At its current IPO target valuation of $14.4 billion, Qualtrics is priced as if the stock appreciated 80% in the last two years. Rookie numbers, compared to some cloud peers like Zoom and Snowflake, who tripled or quadrupled this year. Based on the recent IPOs in this sector, retail traders will most likely have to pay a hefty premium to get a piece of this stock when it finally IPOs.
-By Raymond Kanyo
Top Investment Story #2: How Did We Do Without Theaters
What is Happening?
AT&T’s Warner Media released “Wonder Woman 1984” over the holidays. It was the firm’s first experiment with releasing a new title both in theaters, and via its streaming service ‘HBO Max.’
Why does this Matter?
As a result of this hybrid model, Wonder Woman set a pandemic-box office record of $16.7M. That is the headline AT&T is pushing for, however, the more impactful metric would be how many HBO Max subscribers streamed the premier.

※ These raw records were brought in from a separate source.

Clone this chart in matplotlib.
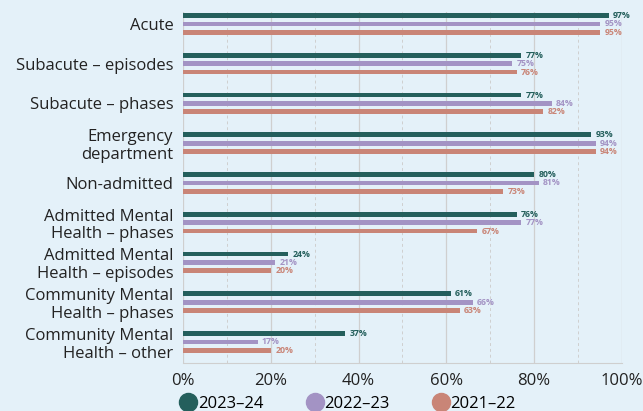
import matplotlib.pyplot as plt
import numpy as np

categories = ["Acute", "Subacute – episodes", "Subacute – phases",
              "Emergency\ndepartment", "Non-admitted",
              "Admitted Mental\nHealth – phases", "Admitted Mental\nHealth – episodes",
              "Community Mental\nHealth – phases", "Community Mental\nHealth – other"]
years = ["2023–24", "2022–23", "2021–22"]
v_2324 = [97, 77, 77, 93, 80, 76, 24, 61, 37]
v_2223 = [95, 75, 84, 94, 81, 77, 21, 66, 17]
v_2122 = [95, 76, 82, 94, 73, 67, 20, 63, 20]
colors = ["#245f5c", "#a393c4", "#c98577"]

bg = "#e4f1f9"
plt.rcParams['font.family'] = ['Open Sans', 'DejaVu Sans']

fig = plt.figure(figsize=(6.43, 4.11), dpi=100, facecolor=bg)
ax = fig.add_axes([0.2846, 0.1168, 0.6827, 0.854])
ax.set_facecolor(bg)

y = np.arange(len(categories))
offsets = [-0.21, 0, 0.21]
for vals, off, c, lab in zip([v_2324, v_2223, v_2122], offsets, colors, years):
    ax.barh(y + off, vals, height=0.12, color=c, label=lab, zorder=3)
    for yi, v in zip(y, vals):
        ax.text(v + 1.0, yi + off, f"{v}%", color=c, fontsize=6.3,
                fontweight='bold', va='center', ha='left', zorder=4)

ax.set_xlim(0, 100)
ax.set_ylim(8.53, -0.3)
ax.set_yticks(y)
ax.set_yticklabels(categories, fontsize=12, color="#222222", linespacing=1.15)
ax.set_xticks(np.arange(0, 101, 20))
ax.set_xticklabels([f"{t}%" for t in range(0, 101, 20)], fontsize=12, color="#222222")
ax.set_xticks(np.arange(10, 100, 20), minor=True)
ax.tick_params(axis='y', length=0, pad=7)
ax.tick_params(axis='x', length=0, pad=7)
ax.tick_params(axis='x', which='minor', length=0)
ax.grid(axis='x', which='major', color="#cfcfcf", linewidth=0.9, zorder=0)
ax.grid(axis='x', which='minor', color="#cfcfcf", linewidth=0.7, linestyle=(0, (3, 3)), zorder=0)
for s in ['top', 'right', 'left']:
    ax.spines[s].set_visible(False)
ax.spines['bottom'].set_color("#cfcfcf")

handles = [plt.Line2D([], [], marker='o', linestyle='', markersize=13, color=c) for c in colors]
fig.legend(handles, years, loc='lower left', bbox_to_anchor=(0.262, -0.03), ncol=3,
           frameon=False, fontsize=12, handletextpad=0.05, columnspacing=2.6,
           handlelength=1.0, borderpad=0.2)

fig.savefig("out.png", dpi=100, facecolor=bg)
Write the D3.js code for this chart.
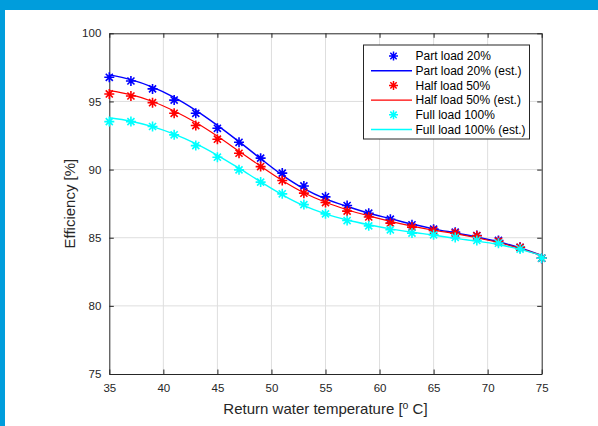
<!DOCTYPE html>
<html>
<head>
<meta charset="utf-8">
<script src="https://cdn.jsdelivr.net/npm/d3@7/dist/d3.min.js"></script>
<style>
  html, body { margin: 0; padding: 0; background: #fff; }
  svg { display: block; font-family: "Liberation Sans", Arial, sans-serif; }
</style>
</head>
<body>
<svg id="vis" width="598" height="426"></svg>
<script>
// measured points (every 2 degrees)
var temps = [35, 37, 39, 41, 43, 45, 47, 49, 51, 53, 55, 57, 59, 61, 63, 65, 67, 69, 71, 73, 75];
var part20 = [96.77, 96.5, 95.92, 95.1, 94.13, 93.03, 92.0, 90.84, 89.74, 88.8, 88.0, 87.36, 86.8, 86.36, 85.95, 85.63, 85.41, 85.16, 84.8, 84.3, 83.5];
var half50 = [95.55, 95.4, 94.91, 94.13, 93.23, 92.23, 91.2, 90.22, 89.2, 88.27, 87.58, 86.95, 86.52, 86.07, 85.78, 85.53, 85.34, 85.14, 84.73, 84.29, 83.5];
var full100 = [93.52, 93.52, 93.16, 92.55, 91.76, 90.91, 89.98, 89.08, 88.22, 87.43, 86.75, 86.26, 85.87, 85.58, 85.34, 85.21, 85.02, 84.8, 84.6, 84.17, 83.5];

// estimated curves
var part20Est = [96.95, 96.6, 96.05, 95.3, 94.35, 93.25, 92.05, 90.8, 89.6, 88.6, 87.85, 87.3, 86.8, 86.4, 86.0, 85.65, 85.35, 85.05, 84.7, 84.25, 83.7];
var half50Est = [95.8, 95.5, 95.0, 94.3, 93.45, 92.45, 91.35, 90.25, 89.2, 88.3, 87.6, 87.05, 86.6, 86.2, 85.85, 85.55, 85.3, 85.0, 84.65, 84.2, 83.7];
var full100Est = [93.8, 93.55, 93.15, 92.6, 91.9, 91.05, 90.1, 89.1, 88.15, 87.35, 86.75, 86.3, 85.95, 85.65, 85.4, 85.2, 84.95, 84.75, 84.5, 84.15, 83.7];

var xTicks = [35, 40, 45, 50, 55, 60, 65, 70, 75];
var yTicks = [75, 80, 85, 90, 95, 100];

var seriesNames = ["Part load 20%", "Half load 50%", "Full load 100%"];
var seriesColors = ["#0000ff", "#ff0000", "#00ffff"];
var lineWidths = [1.5, 1.2, 1.4];
var seriesData = [part20, half50, full100];
var seriesEst = [part20Est, half50Est, full100Est];

var plot = { left: 109.3, right: 541.7, top: 33.3, bottom: 374 };
var axisColor = "#262626";

var svg = d3.select("#vis");

// blue frame of the page
svg.append("rect").attr("x", 0).attr("y", 0).attr("width", 598).attr("height", 10).attr("fill", "#009ddc");
svg.append("rect").attr("x", 0).attr("y", 0).attr("width", 5).attr("height", 426).attr("fill", "#009ddc");

var x = d3.scaleLinear().domain([35, 75]).range([plot.left, plot.right]);
var y = d3.scaleLinear().domain([75, 100]).range([plot.bottom, plot.top]);

// grid
var grid = svg.append("g");
grid.selectAll(".gx").data(xTicks.slice(1, -1)).enter().append("line")
    .attr("x1", d => x(d)).attr("x2", d => x(d))
    .attr("y1", plot.top).attr("y2", plot.bottom)
    .attr("stroke", "#dedede").attr("stroke-width", 1);
grid.selectAll(".gy").data(yTicks.slice(1, -1)).enter().append("line")
    .attr("x1", plot.left).attr("x2", plot.right)
    .attr("y1", d => y(d)).attr("y2", d => y(d))
    .attr("stroke", "#dedede").attr("stroke-width", 1);

// axes (ticks inside, box on)
var xAxis = d3.axisBottom(x).tickValues(xTicks).tickSizeInner(-4.5).tickSizeOuter(0).tickPadding(10);
var yAxis = d3.axisLeft(y).tickValues(yTicks).tickSizeInner(-4.5).tickSizeOuter(0).tickPadding(8);
var xAxisTop = d3.axisTop(x).tickValues(xTicks).tickSizeInner(-4.5).tickSizeOuter(0).tickFormat("");
var yAxisRight = d3.axisRight(y).tickValues(yTicks).tickSizeInner(-4.5).tickSizeOuter(0).tickFormat("");

function styleAxis(g) {
    g.selectAll("path").attr("stroke", axisColor).attr("stroke-width", 1);
    g.selectAll("line").attr("stroke", axisColor);
    g.selectAll("text").attr("fill", axisColor).style("font-size", "11.5px");
}

svg.append("g").attr("transform", "translate(0," + plot.bottom + ")").call(xAxis).call(styleAxis);
svg.append("g").attr("transform", "translate(" + plot.left + ",0)").call(yAxis).call(styleAxis);
svg.append("g").attr("transform", "translate(0," + plot.top + ")").call(xAxisTop).call(styleAxis);
svg.append("g").attr("transform", "translate(" + plot.right + ",0)").call(yAxisRight).call(styleAxis);

// asterisk marker path
function asterisk(r) {
    var d = r * 0.7071;
    return "M" + (-r) + ",0L" + r + ",0M0," + (-r) + "L0," + r +
        "M" + (-d) + "," + (-d) + "L" + d + "," + d +
        "M" + (-d) + "," + d + "L" + d + "," + (-d);
}

var line = d3.line()
    .x(d => x(d[0]))
    .y(d => y(d[1]))
    .curve(d3.curveCatmullRom);

var plotG = svg.append("g");
seriesNames.forEach(function(name, i) {
    var est = temps.map((t, j) => [t, seriesEst[i][j]]);
    var pts = temps.map((t, j) => [t, seriesData[i][j]]);
    var g = plotG.append("g");
    g.selectAll("path.m").data(pts).enter().append("path")
        .attr("class", "m")
        .attr("transform", d => "translate(" + x(d[0]) + "," + y(d[1]) + ")")
        .attr("d", asterisk(5))
        .attr("stroke", seriesColors[i])
        .attr("stroke-width", 1.6)
        .attr("fill", "none");
    g.append("path")
        .datum(est)
        .attr("d", line)
        .attr("fill", "none")
        .attr("stroke", seriesColors[i])
        .attr("stroke-width", lineWidths[i]);
});

// legend
var legend = svg.append("g").attr("transform", "translate(363.5,45)");
legend.append("rect")
    .attr("width", 166).attr("height", 94)
    .attr("fill", "#fff").attr("stroke", axisColor).attr("stroke-width", 1);
var rowH = 14.7;
seriesNames.forEach(function(name, i) {
    var y1 = 11 + (2 * i) * rowH;
    var y2 = y1 + rowH;
    legend.append("path")
        .attr("transform", "translate(30," + y1 + ")")
        .attr("d", asterisk(4.5))
        .attr("stroke", seriesColors[i]).attr("stroke-width", 1.5).attr("fill", "none");
    legend.append("text")
        .attr("x", 52).attr("y", y1).attr("dy", "0.35em")
        .style("font-size", "12px").attr("fill", "#000")
        .text(name);
    legend.append("line")
        .attr("x1", 7.5).attr("x2", 48.5).attr("y1", y2).attr("y2", y2)
        .attr("stroke", seriesColors[i]).attr("stroke-width", lineWidths[i]);
    legend.append("text")
        .attr("x", 52).attr("y", y2).attr("dy", "0.35em")
        .style("font-size", "12px").attr("fill", "#000")
        .text(name + " (est.)");
});

// axis labels
var xl = svg.append("text")
    .attr("x", (plot.left + plot.right) / 2).attr("y", 414)
    .attr("text-anchor", "middle")
    .style("font-size", "15px").attr("fill", axisColor);
xl.append("tspan").text("Return water temperature [");
xl.append("tspan").attr("dy", "-5").style("font-size", "10.5px").text("o");
xl.append("tspan").attr("dy", "5").text(" C]");

svg.append("text")
    .attr("transform", "translate(75," + ((plot.top + plot.bottom) / 2) + ") rotate(-90)")
    .attr("text-anchor", "middle")
    .style("font-size", "15px").attr("fill", axisColor)
    .text("Efficiency [%]");
</script>
</body>
</html>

AT&T has been expectedly vague with these numbers. The firm reported that approximately half of its retail subscribers, or about 3.5M households, streamed the movie on Christmas day. Retail subscribers only account for those who pay for HBO Max outside of their current cable package though. Some have speculated that this number alone would indicate that “Wonder Woman 1984” shattered its numbers from the “Woman Woman” movie of 2017.
Disney and Pixar also premiered “Soul” on Disney+ this week. Investors and analysts are still eagerly awaiting to hear the reports on their numbers. The film may have the potential to out-perform Wonder Woman, due to Disney+’s popularity, and the large target demographic of the film.
Theater chains and movie houses ought to be hopeful from this news. It is clear that there is a demand to enjoy new releases, and possibly return to theaters to do so? Although streaming services certainly captured box office audiences, it did not completely debilitate them. If firms such as AMC can last just a bit longer, perhaps they can survive the pandemic?
There was a lot of curiosity around how digital releases would impact new titles and traditional avenues of production. Although we have yet to get the whole picture, it appears that there is room for both to co-exist in the post-pandemic world.